LION, TRANSFORMERS THEME SONG
The movie’s not even three minutes old, and kids have been introduced to – and had their tiny minds blown by – the greatest villain the Transformers series will ever see, and the most kick-ass version of its classic theme tune to ever be recorded. The full version of Lion’s track runs over the end credits, and features what is, unequivocally, the greatest guitar solo of a soundtrack that’s not exactly short on them.
Lion broke up in 1989, but weren’t ashamed in the slightest of their Transformers association, including the movie’s theme song on their 1987 album, Dangerous Attraction. Guitarist Doug Aldrich – he of most excellent solo prowess – would go on to record with Dio, Hurricane and Whitesnake.
The death, and the metal, continues. Just seven minutes into proceedings, and Megatron and his troops hijack an Autobot shuttle headed to Earth (from the Transformers’ home planet, Cybertron; or, rather, one of its moons, but let’s not get pedantic here). The evil ‘bots wipe out the crew – three fan-favourites, and Prowl – and announce their plans to slip past their enemies’ early warning systems in the captured craft. All the while, NRG’s Instruments of Destruction writhes and grinds away, frontman Les Brown adopting a distinctly James Hetfield-like, lip-definitely-curled growl as the (pretty graphic, tbh) cartoon slaughter plays out.
MEGATRON
Florida singer-songwriter Stan Bush contributes two songs to the movie – the leader battle(s)-accompanying The Touch (which actually got a proper music video, and later appeared in Boogie Nights, American Dad! and the video game Saints Row IV) and the better but less pop culture-famous Dare (which, to be fair, was used brilliantly in Netflix’s Glow). Weird Al Yankovic pops up, too – but the remainder of the movie’s metal is served up by Canadian rockers Kick Axe. Sorry, I mean Spectre General.
STAN BUSH, THE TOUCH
With a couple of Billboard-charting albums behind them, and a new record about to come out on major label Epic (Roadrunner picked it up in Europe), Kick Axe were a quality acquisition for the Transformers soundtrack, arguably enjoying a higher profile than Lion or NRG. But for unclear legal reasons – one internet post posits that the movie’s producers thought “Kick Axe” was too violent-sounding, which is incredible given this sort of thing – the band was credited on the Transformers soundtrack, for the tracks Hunger and Nothin’s Gonna Stand In Our Way, as Spectre General.
DECEPTICONS
Regardless of whether you call them Kick Axe or Spectre General, the quintet’s qualities shine through the carnage they accompany – with, it must be said, no little choreographic flair. The positive energy of Nothin’, with its sentiments of a new generation overcoming adversity, perfectly fits the sequence where the young Autobot Hot Rod comes to the aid of a grizzled old warrior, Kup.
HOT ROD
Later on, Hunger – which could, reading its lyrics with adult hindsight, be more about illicit substances than any desperate desire for a burger (“I need it so bad that it’s burning me,” hmm) – is a blood-pumping accompaniment for a demolition derby featuring the same characters, and soon enough the Dinobots. Every punch and kick makes for additional percussion, and I love how a weird, inhuman groan on the track lines up with a Sharkticon losing its teeth at 1:55 in the clip below.
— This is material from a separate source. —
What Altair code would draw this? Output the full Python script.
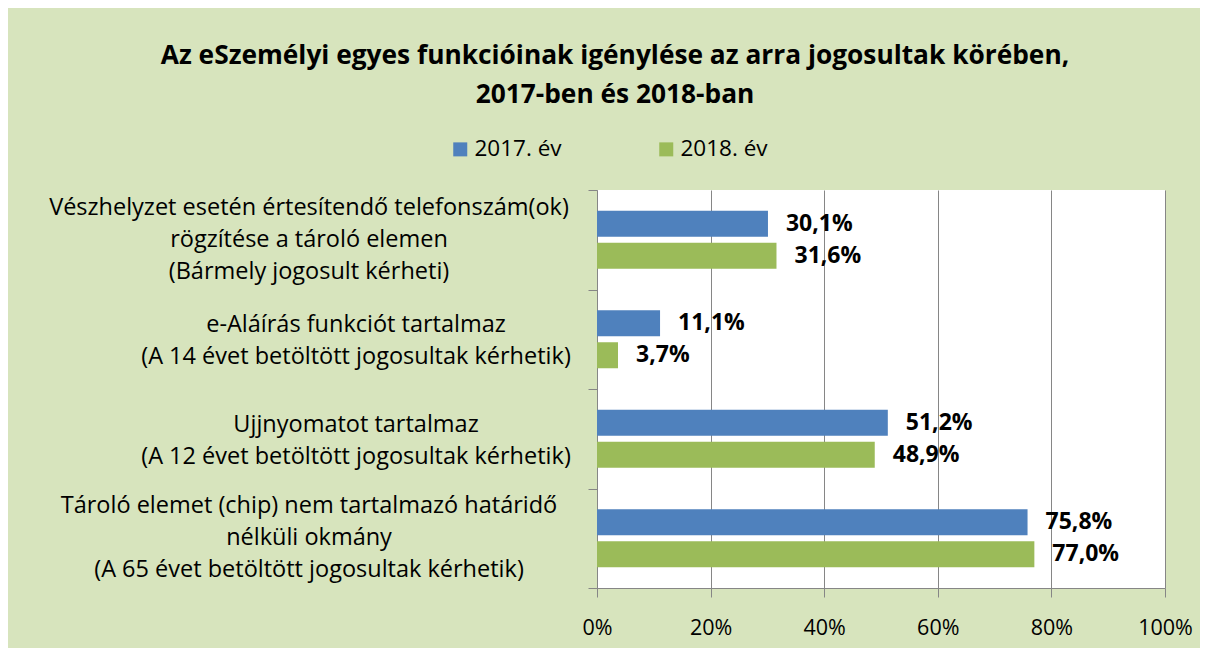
import altair as alt
import pandas as pd

categories = [
    "Vészhelyzet esetén értesítendő telefonszám(ok)|rögzítése a tároló elemen|(Bármely jogosult kérheti)",
    "e-Aláírás funkciót tartalmaz|(A 14 évet betöltött jogosultak kérhetik)",
    "Ujjnyomatot tartalmaz|(A 12 évet betöltött jogosultak kérhetik)",
    "Tároló elemet (chip) nem tartalmazó határidő|nélküli okmány|(A 65 évet betöltött jogosultak kérhetik)",
]
wide_labels = [categories[0], categories[3]]
narrow_labels = [categories[1], categories[2]]
years = ["2017. év", "2018. év"]
values_2017 = [30.1, 11.1, 51.2, 75.8]
values_2018 = [31.6, 3.7, 48.9, 77.0]
colors = ["#4F81BD", "#9BBB59"]
x_ticks = [0, 20, 40, 60, 80, 100]

rows = []
for c, a, b in zip(categories, values_2017, values_2018):
    rows.append({"cat": c, "year": years[0], "v": a})
    rows.append({"cat": c, "year": years[1], "v": b})
df = pd.DataFrame(rows)
cat_df = pd.DataFrame({"cat": categories})

FONT = "Open Sans"
LBL_SIZE = 23.5
LINE_H = 32

y_enc = alt.Y(
    "cat:N",
    sort=categories,
    title=None,
    scale=alt.Scale(paddingInner=0, paddingOuter=0),
    axis=alt.Axis(
        labels=False,
        tickBand="extent",
        tickSize=9,
        tickColor="#868686",
        domainColor="#868686",
        grid=False,
    ),
)
yoff = alt.YOffset(
    "year:N",
    sort=years,
    scale=alt.Scale(paddingInner=0.1875, paddingOuter=0.648),
)
x_enc = alt.X(
    "v:Q",
    title=None,
    scale=alt.Scale(domain=[0, 100]),
    axis=alt.Axis(
        values=x_ticks,
        labelExpr="datum.value + '%'",
        labelFontSize=21.5,
        labelFont=FONT,
        labelColor="#000000",
        labelPadding=20,
        labelFlush=False,
        tickSize=9,
        tickColor="#868686",
        domainColor="#868686",
        gridColor="#868686",
        grid=True,
    ),
)

bars = alt.Chart(df).mark_bar().encode(
    x=x_enc,
    y=y_enc,
    yOffset=yoff,
    color=alt.Color(
        "year:N",
        sort=years,
        scale=alt.Scale(domain=years, range=colors),
        legend=alt.Legend(
            title=None,
            orient="none",
            legendX=-148,
            legendY=-52,
            direction="horizontal",
            symbolType="square",
            symbolSize=196,
            symbolStrokeWidth=0,
            labelFontSize=22.5,
            labelFont=FONT,
            labelColor="#000000",
            columnPadding=93,
            labelOffset=3,
        ),
    ),
)

labels = alt.Chart(df).transform_calculate(
    lbl="replace(format(datum.v, '.1f'), '.', ',') + '%'"
).mark_text(
    align="left", baseline="middle", dx=18, fontSize=23, fontWeight="bold", font=FONT, color="#000000"
).encode(
    x="v:Q",
    y=alt.Y("cat:N", sort=categories),
    yOffset=alt.YOffset("year:N", sort=years),
    text="lbl:N",
)


def cat_labels(subset, dx, n_lines, dy_extra=0):
    return (
        alt.Chart(cat_df)
        .transform_filter(alt.FieldOneOfPredicate(field="cat", oneOf=subset))
        .transform_calculate(lines="split(datum.cat, '|')")
        .mark_text(
            align="center",
            baseline="middle",
            dx=dx,
            dy=-(n_lines - 1) * LINE_H / 2 + dy_extra,
            fontSize=LBL_SIZE,
            lineHeight=LINE_H,
            font=FONT,
            color="#000000",
        )
        .encode(
            x=alt.value(0),
            y=alt.Y("cat:N", sort=categories),
            text="lines:N",
        )
    )


chart = (
    alt.layer(bars, labels, cat_labels(wide_labels, -288, 3), cat_labels(narrow_labels, -241, 2, 2))
    .properties(
        width=568,
        height=398,
        autosize=alt.AutoSizeParams(type="none"),
        padding={"left": 589, "top": 182, "right": 35, "bottom": 60},
        title=alt.TitleParams(
            text=[
                "Az eSzemélyi egyes funkcióinak igénylése az arra jogosultak körében,",
                "2017-ben és 2018-ban",
            ],
            font=FONT,
            fontSize=26.3,
            fontWeight="bold",
            color="#000000",
            anchor="middle",
            lineHeight=39,
            dx=-266,
            offset=30,
        ),
    )
    .configure(background="#D7E4BD")
    .configure_view(fill="#FFFFFF", strokeWidth=0)
)

chart.save("out.html", embed_options={"renderer": "svg", "actions": False})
It all makes a kind of thematic sense, of course. Here’s a film about gigantic (toy) robots murdering each other – of course heavy metal fits the bill. (The film was even trailered as “the most incredible rock and roll adventure”.) But the movie’s production, through 1985 for a summer 1986 release, pre-dates the international emergence of, for example, Guns N’ Roses – Appetite For Destruction wouldn’t hit until the next summer. And while Mötley Crüe and Metallica were shifting units at the time, neither was close to hitting their own commercial highs – the former’s Girls, Girls, Girls came out in May 1987, and the latter’s self-titled ‘Black’ album wouldn’t make them legitimate global superstars until 1991.
AUTOBOTS
Which is to say that, for a young kid like me, it was Transformers: The Movie, rather than an older relative with a cool record collection, that first opened my ears to metal. In the following years I’d soak up the sounds of the aforementioned trio, and many more, taking a formative turn into grunge when Nirvana blew up. But to this day, I’m eternally thankful to a feature-length toy advertisement for playing a significant part, alongside a steady stream of classic rock records during car journeys, in fostering a great affection for a killer riff.
And if you’re on the fence about the animated movie being the best one to bear the franchise’s name, let me leave you in the capable hands of moviebob’s Really That Good episode (spoilers aplenty, naturally) which concludes that, yes, 1986’s Transformers: The Movie really is that good. That it (really, really) rocks, too, is a bonus.